● OBJECTIVE: Restate the full listing word for word and leave the pictures out.

----------

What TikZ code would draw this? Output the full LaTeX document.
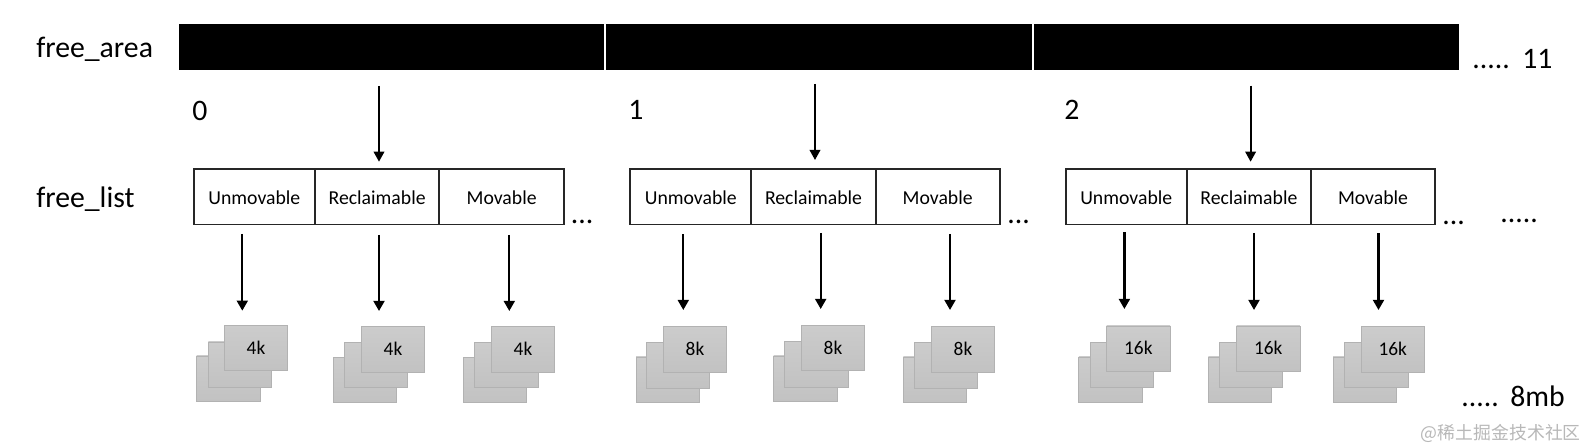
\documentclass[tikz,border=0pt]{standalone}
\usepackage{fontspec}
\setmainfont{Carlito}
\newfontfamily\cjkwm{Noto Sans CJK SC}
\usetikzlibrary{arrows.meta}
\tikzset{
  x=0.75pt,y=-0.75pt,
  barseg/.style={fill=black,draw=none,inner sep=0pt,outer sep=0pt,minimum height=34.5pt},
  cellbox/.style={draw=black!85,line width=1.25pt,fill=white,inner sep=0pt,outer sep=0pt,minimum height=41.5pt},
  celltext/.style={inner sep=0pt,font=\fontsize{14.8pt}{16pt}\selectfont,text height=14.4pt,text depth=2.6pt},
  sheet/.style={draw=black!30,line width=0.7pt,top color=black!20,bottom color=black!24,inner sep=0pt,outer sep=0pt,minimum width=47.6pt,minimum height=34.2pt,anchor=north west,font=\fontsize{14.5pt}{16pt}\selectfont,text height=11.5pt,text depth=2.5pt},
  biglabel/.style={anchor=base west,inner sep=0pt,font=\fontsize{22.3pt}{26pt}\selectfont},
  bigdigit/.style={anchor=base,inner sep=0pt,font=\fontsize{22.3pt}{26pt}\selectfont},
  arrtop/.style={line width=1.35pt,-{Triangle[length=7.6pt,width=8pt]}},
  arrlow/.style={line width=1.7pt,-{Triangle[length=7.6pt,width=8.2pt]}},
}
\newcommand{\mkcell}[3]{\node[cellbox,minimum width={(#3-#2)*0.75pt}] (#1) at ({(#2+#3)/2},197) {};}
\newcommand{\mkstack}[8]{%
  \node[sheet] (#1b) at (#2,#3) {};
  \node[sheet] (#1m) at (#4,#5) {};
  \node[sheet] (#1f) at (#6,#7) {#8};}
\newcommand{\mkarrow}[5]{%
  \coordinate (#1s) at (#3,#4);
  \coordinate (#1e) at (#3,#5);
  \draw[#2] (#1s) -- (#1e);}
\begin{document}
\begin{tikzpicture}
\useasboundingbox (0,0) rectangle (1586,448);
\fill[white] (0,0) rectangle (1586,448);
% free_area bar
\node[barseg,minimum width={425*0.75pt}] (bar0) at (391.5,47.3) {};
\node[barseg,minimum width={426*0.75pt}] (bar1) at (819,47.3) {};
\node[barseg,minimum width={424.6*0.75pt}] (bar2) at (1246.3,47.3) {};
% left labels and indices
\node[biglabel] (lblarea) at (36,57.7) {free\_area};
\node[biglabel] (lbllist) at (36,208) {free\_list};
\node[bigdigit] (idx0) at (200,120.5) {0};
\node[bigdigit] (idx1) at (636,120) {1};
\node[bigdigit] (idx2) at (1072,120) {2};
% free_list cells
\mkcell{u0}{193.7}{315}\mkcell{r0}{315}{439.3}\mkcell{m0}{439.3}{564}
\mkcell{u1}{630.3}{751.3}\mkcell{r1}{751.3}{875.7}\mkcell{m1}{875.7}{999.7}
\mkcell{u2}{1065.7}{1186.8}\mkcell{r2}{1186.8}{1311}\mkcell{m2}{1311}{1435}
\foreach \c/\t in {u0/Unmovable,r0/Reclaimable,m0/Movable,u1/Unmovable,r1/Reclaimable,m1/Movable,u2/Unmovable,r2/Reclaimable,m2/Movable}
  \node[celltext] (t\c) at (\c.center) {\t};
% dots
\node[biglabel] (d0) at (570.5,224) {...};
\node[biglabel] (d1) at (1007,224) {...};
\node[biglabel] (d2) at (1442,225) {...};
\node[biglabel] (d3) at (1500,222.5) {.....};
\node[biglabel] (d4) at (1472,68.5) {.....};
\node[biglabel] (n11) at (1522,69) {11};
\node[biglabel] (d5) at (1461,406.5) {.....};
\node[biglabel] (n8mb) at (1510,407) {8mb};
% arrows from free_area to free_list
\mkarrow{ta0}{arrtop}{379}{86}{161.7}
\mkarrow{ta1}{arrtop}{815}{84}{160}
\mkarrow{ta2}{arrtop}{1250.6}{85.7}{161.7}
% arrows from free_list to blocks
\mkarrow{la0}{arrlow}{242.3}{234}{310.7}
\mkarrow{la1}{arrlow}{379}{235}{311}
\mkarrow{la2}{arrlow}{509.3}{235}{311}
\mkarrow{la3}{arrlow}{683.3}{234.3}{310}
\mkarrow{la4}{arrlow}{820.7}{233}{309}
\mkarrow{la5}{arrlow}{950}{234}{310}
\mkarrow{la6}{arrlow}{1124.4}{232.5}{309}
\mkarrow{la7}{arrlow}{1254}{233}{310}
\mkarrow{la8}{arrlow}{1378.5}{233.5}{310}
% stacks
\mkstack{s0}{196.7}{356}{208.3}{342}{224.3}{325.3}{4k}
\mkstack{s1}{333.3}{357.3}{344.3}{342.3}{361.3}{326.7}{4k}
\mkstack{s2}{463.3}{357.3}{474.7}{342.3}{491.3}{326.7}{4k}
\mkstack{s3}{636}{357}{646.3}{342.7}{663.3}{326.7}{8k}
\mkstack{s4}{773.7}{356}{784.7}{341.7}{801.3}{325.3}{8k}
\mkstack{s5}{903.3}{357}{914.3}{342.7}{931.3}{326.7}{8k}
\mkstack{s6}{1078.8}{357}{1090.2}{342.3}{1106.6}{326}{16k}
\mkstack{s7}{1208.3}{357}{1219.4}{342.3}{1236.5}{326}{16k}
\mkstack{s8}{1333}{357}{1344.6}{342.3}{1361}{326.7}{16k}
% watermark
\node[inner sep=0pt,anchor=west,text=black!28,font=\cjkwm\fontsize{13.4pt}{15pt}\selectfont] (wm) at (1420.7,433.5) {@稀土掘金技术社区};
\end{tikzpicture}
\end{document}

----------

● FULL RESPONSE:
What TikZ code would draw this? Output the full LaTeX document.
\documentclass[tikz,border=0pt]{standalone}
\usepackage{fontspec}
\setmainfont{Carlito}
\newfontfamily\cjkwm{Noto Sans CJK SC}
\usetikzlibrary{arrows.meta}
\tikzset{
  x=0.75pt,y=-0.75pt,
  barseg/.style={fill=black,draw=none,inner sep=0pt,outer sep=0pt,minimum height=34.5pt},
  cellbox/.style={draw=black!85,line width=1.25pt,fill=white,inner sep=0pt,outer sep=0pt,minimum height=41.5pt},
  celltext/.style={inner sep=0pt,font=\fontsize{14.8pt}{16pt}\selectfont,text height=14.4pt,text depth=2.6pt},
  sheet/.style={draw=black!30,line width=0.7pt,top color=black!20,bottom color=black!24,inner sep=0pt,outer sep=0pt,minimum width=47.6pt,minimum height=34.2pt,anchor=north west,font=\fontsize{14.5pt}{16pt}\selectfont,text height=11.5pt,text depth=2.5pt},
  biglabel/.style={anchor=base west,inner sep=0pt,font=\fontsize{22.3pt}{26pt}\selectfont},
  bigdigit/.style={anchor=base,inner sep=0pt,font=\fontsize{22.3pt}{26pt}\selectfont},
  arrtop/.style={line width=1.35pt,-{Triangle[length=7.6pt,width=8pt]}},
  arrlow/.style={line width=1.7pt,-{Triangle[length=7.6pt,width=8.2pt]}},
}
\newcommand{\mkcell}[3]{\node[cellbox,minimum width={(#3-#2)*0.75pt}] (#1) at ({(#2+#3)/2},197) {};}
\newcommand{\mkstack}[8]{%
  \node[sheet] (#1b) at (#2,#3) {};
  \node[sheet] (#1m) at (#4,#5) {};
  \node[sheet] (#1f) at (#6,#7) {#8};}
\newcommand{\mkarrow}[5]{%
  \coordinate (#1s) at (#3,#4);
  \coordinate (#1e) at (#3,#5);
  \draw[#2] (#1s) -- (#1e);}
\begin{document}
\begin{tikzpicture}
\useasboundingbox (0,0) rectangle (1586,448);
\fill[white] (0,0) rectangle (1586,448);
% free_area bar
\node[barseg,minimum width={425*0.75pt}] (bar0) at (391.5,47.3) {};
\node[barseg,minimum width={426*0.75pt}] (bar1) at (819,47.3) {};
\node[barseg,minimum width={424.6*0.75pt}] (bar2) at (1246.3,47.3) {};
% left labels and indices
\node[biglabel] (lblarea) at (36,57.7) {free\_area};
\node[biglabel] (lbllist) at (36,208) {free\_list};
\node[bigdigit] (idx0) at (200,120.5) {0};
\node[bigdigit] (idx1) at (636,120) {1};
\node[bigdigit] (idx2) at (1072,120) {2};
% free_list cells
\mkcell{u0}{193.7}{315}\mkcell{r0}{315}{439.3}\mkcell{m0}{439.3}{564}
\mkcell{u1}{630.3}{751.3}\mkcell{r1}{751.3}{875.7}\mkcell{m1}{875.7}{999.7}
\mkcell{u2}{1065.7}{1186.8}\mkcell{r2}{1186.8}{1311}\mkcell{m2}{1311}{1435}
\foreach \c/\t in {u0/Unmovable,r0/Reclaimable,m0/Movable,u1/Unmovable,r1/Reclaimable,m1/Movable,u2/Unmovable,r2/Reclaimable,m2/Movable}
  \node[celltext] (t\c) at (\c.center) {\t};
% dots
\node[biglabel] (d0) at (570.5,224) {...};
\node[biglabel] (d1) at (1007,224) {...};
\node[biglabel] (d2) at (1442,225) {...};
\node[biglabel] (d3) at (1500,222.5) {.....};
\node[biglabel] (d4) at (1472,68.5) {.....};
\node[biglabel] (n11) at (1522,69) {11};
\node[biglabel] (d5) at (1461,406.5) {.....};
\node[biglabel] (n8mb) at (1510,407) {8mb};
% arrows from free_area to free_list
\mkarrow{ta0}{arrtop}{379}{86}{161.7}
\mkarrow{ta1}{arrtop}{815}{84}{160}
\mkarrow{ta2}{arrtop}{1250.6}{85.7}{161.7}
% arrows from free_list to blocks
\mkarrow{la0}{arrlow}{242.3}{234}{310.7}
\mkarrow{la1}{arrlow}{379}{235}{311}
\mkarrow{la2}{arrlow}{509.3}{235}{311}
\mkarrow{la3}{arrlow}{683.3}{234.3}{310}
\mkarrow{la4}{arrlow}{820.7}{233}{309}
\mkarrow{la5}{arrlow}{950}{234}{310}
\mkarrow{la6}{arrlow}{1124.4}{232.5}{309}
\mkarrow{la7}{arrlow}{1254}{233}{310}
\mkarrow{la8}{arrlow}{1378.5}{233.5}{310}
% stacks
\mkstack{s0}{196.7}{356}{208.3}{342}{224.3}{325.3}{4k}
\mkstack{s1}{333.3}{357.3}{344.3}{342.3}{361.3}{326.7}{4k}
\mkstack{s2}{463.3}{357.3}{474.7}{342.3}{491.3}{326.7}{4k}
\mkstack{s3}{636}{357}{646.3}{342.7}{663.3}{326.7}{8k}
\mkstack{s4}{773.7}{356}{784.7}{341.7}{801.3}{325.3}{8k}
\mkstack{s5}{903.3}{357}{914.3}{342.7}{931.3}{326.7}{8k}
\mkstack{s6}{1078.8}{357}{1090.2}{342.3}{1106.6}{326}{16k}
\mkstack{s7}{1208.3}{357}{1219.4}{342.3}{1236.5}{326}{16k}
\mkstack{s8}{1333}{357}{1344.6}{342.3}{1361}{326.7}{16k}
% watermark
\node[inner sep=0pt,anchor=west,text=black!28,font=\cjkwm\fontsize{13.4pt}{15pt}\selectfont] (wm) at (1420.7,433.5) {@稀土掘金技术社区};
\end{tikzpicture}
\end{document}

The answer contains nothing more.